The Minority in Parliament has called on the government to transfer the shares held by Jubilee Oil Holding Limited (JOHL) to the Ghana National Petroleum Commission (GNPC) to assure citizens that appropriate oversight of the country’s petroleum resources is being exercised by Parliament and other stakeholders.
“This will only go a long way to ensure proper accountability and effective monitoring of the revenues accruing from our petroleum resources,” a statement signed and issued by the Minority Leader, Dr Cassiel Ato Forson, said.
The call comes on the back of the Minority’s concerns that assets of the JOHL were currently not being subjected to the Petroleum Revenue Management Act (PRMA) 2011 (Act 815) provisions nor were the revenues remitted to the Petroleum Holding Fund (PHF).

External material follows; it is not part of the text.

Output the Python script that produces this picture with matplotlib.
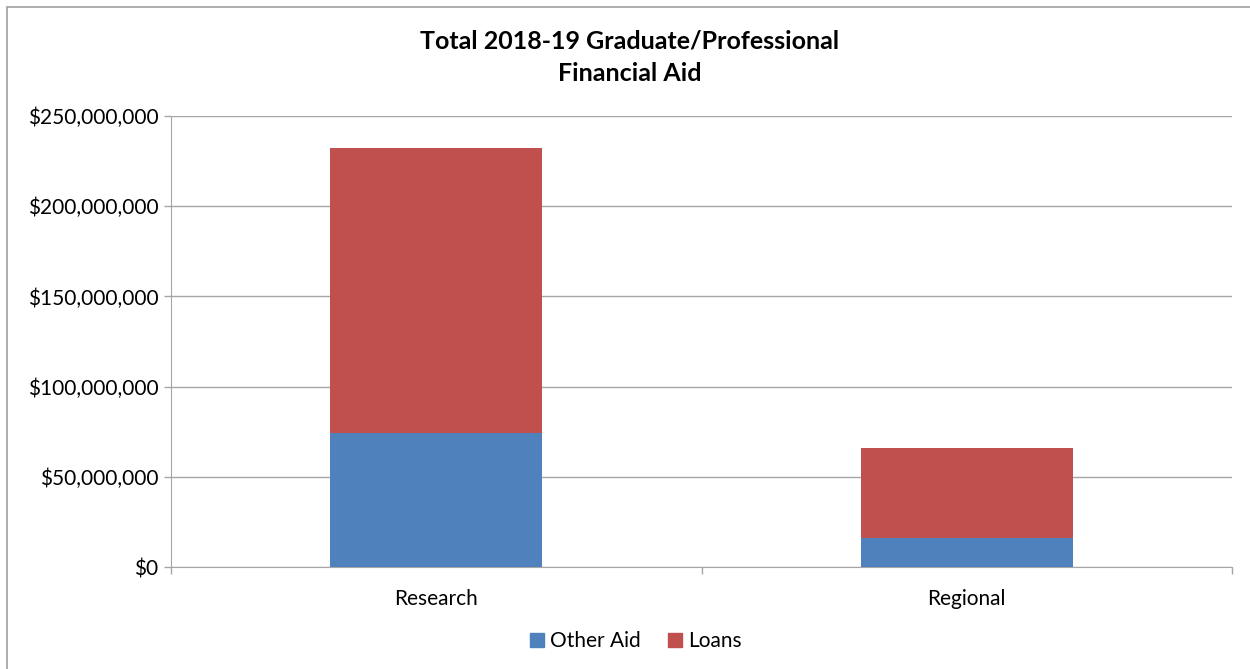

The PRMA provides regulation over how revenue from the nation’s oil and gas resources was to be managed.
“As required by the Act, revenues from the assets are accrued to or disbursed from the PHF.
The question then arises, if the JOHL asset is as valuable as reported and revenues from it are not remitted to the Petroleum Fund, where are the revenues lodged, how are they used and under which governance structure are they managed? Does the Auditor-General get to see accounts?” The statement stressed.
The Minority, therefore, accused the government of currently using the JOHL revenues as a “slush fund” to pursue all manner of business that had not been approved by Parliament under the usual GNPC budget approval process.
The statement added that the recent lodgment of $100 million of oil revenues in the accounts of JOHL which sparked concerns about the state being deprived of taxes accruing from those revenues lent credence to their concern.
“But even more troubling is the fact that the minister references, in his letter to the Executive Secretary to the President, an attempt to try to refinance GNPC’s current debts by using JOHL’s assets to do so with LITASCO.
We can only presume that the intent here is to forward sell JOHL’s production share to raise this money,” it explained.
The Minority, therefore, cautioned that such an act would lack transparency, add debt to an already debt-distressed country that was under an IMF programme and may be unconstitutional, adding that the PRMA existed to limit the government on how much “forward selling” of its oil and gas assets, it could do, so as not to mortgage off the country’s future.
Allegations of sale
The Minority also called on the GNPC to give a clear and urgent explanation of allegations that the Minister of Energy, Dr Matthew Opoku Prempeh, under its Chairman, Freddie Blay, was working on a transaction to relinquish about 50 per cent of the shares of JOHL to PetroSA, a state-owned oil company of South Africa.
As a matter of fact, the Minority will upon the resumption of Parliament file an urgent question for a clarification of this whole saga,” it added.